If I am my first line of defense, how do I prevent crypto fraud?

  • By Tom Cleveland

  • October 8, 2018
  • 9:40 pm BST

Like it or not, fraud prevention in the cryptocurrency space must be an ongoing personal exercise, even after regulation embraces the industry in a more material way. One only look at the retail forex trading industry to understand that fraud is still a major issue, even after two decades of retail trading activity and regulatory oversight. We tend to fall too easily for the conman’s siren call on the Internet, perhaps, because we cannot see him eye-to-eye, but also because the crooks today are very adept at persuasion and setting traps for our unsuspecting natures. One must be ever vigilant, skeptical, and aware.

Prevention always begins with awareness. Previous articles have built a framework upon which to build that awareness for fraud in this industry. Crooks are clever, well organized, and well capitalized, as well. They use the latest technologies, which tend to be one step ahead of legislators, regulators, and law enforcement officials. If you accept the forms discussed and learn to curb your own greed and gullibility, then you can move to the next step, which is serious due diligence.

According to industry experts, these few tips, related primarily to ICOs, but also applicable to other cryptocurrency investments, as well, may help guide your due diligence process:

  • https://learncfds.com/trading-tips/Research the Team: It may sound simple enough, but, if you are not dealing with reputable people or at least people that have had a great deal of experience in the cryptocurrency field, then you might be headed for danger. Accept that crooks will post convincing, yet fake bios. Check, and keep checking again.
  • Does the Value Proposition make sense: Many entrepreneurs have latched onto ICOs as a method to raise capital for their special idea, without having to go through traditional fundraising avenues, which would require much more documentation. Make sure there is a viable product or service, and not just a “pie-in-the-sky” idea. There should be a “proto-type”, one that customers are already paying money to use.
  • How is the money to be used: According to one attorney in this arena, “If there is no caveat or disclaimer as to where the money invested is going; when the sale is; or any links, news, or video/images to document what they have already done, all you have is a company or group of people who are just taking your money and you for fools.”
  • Ignore the hype – Look for traction: One blockchain industry CEO offers up this advice: “Never invest in a project that talks about the potential future value or returns of their token.
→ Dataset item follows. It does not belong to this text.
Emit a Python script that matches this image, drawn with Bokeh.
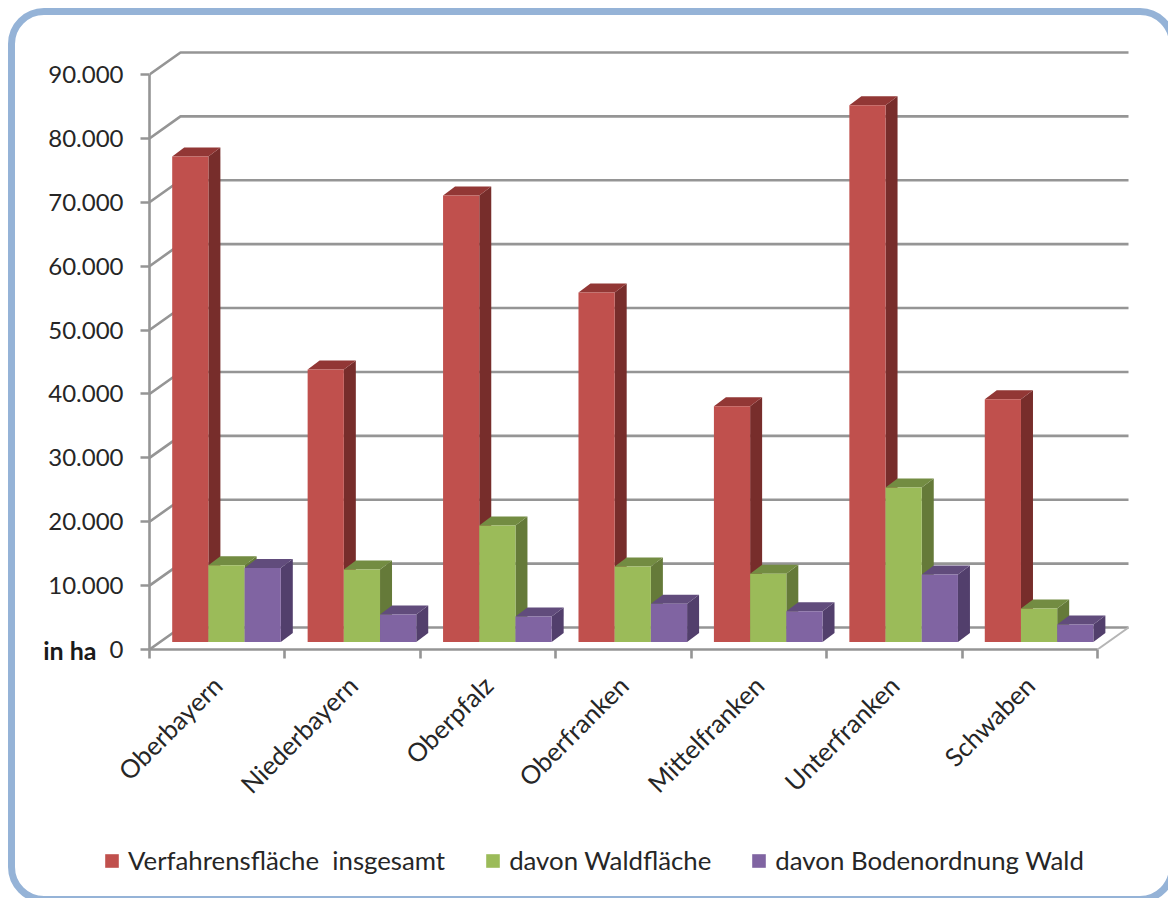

Ignore hype and look at actual progression on stated milestones.” Before fundraising efforts begin, there should already be a history of successes, a product, and customers willing to buy it.
  • Do your legal homework: Lastly, check the public record for registrations or licenses. Has the group addressed possible issues with the SEC and other regulators? Do addresses and phone numbers line up with websites? Due diligence, always! The more, the better! 

Lastly, the words of CFTC Commissioner, Bart Chilton, may give you pause: “Potential investors should understand that while the crypto space, including ICOs, is exciting and can hold some potentially profitable opportunities, they are not traditional investment-grade opportunities. They hold, generally, greater risk and are a haven for bad actors. Investors should do deep due diligence to ensure their hard-earned money isn’t lost to some sleazeball.”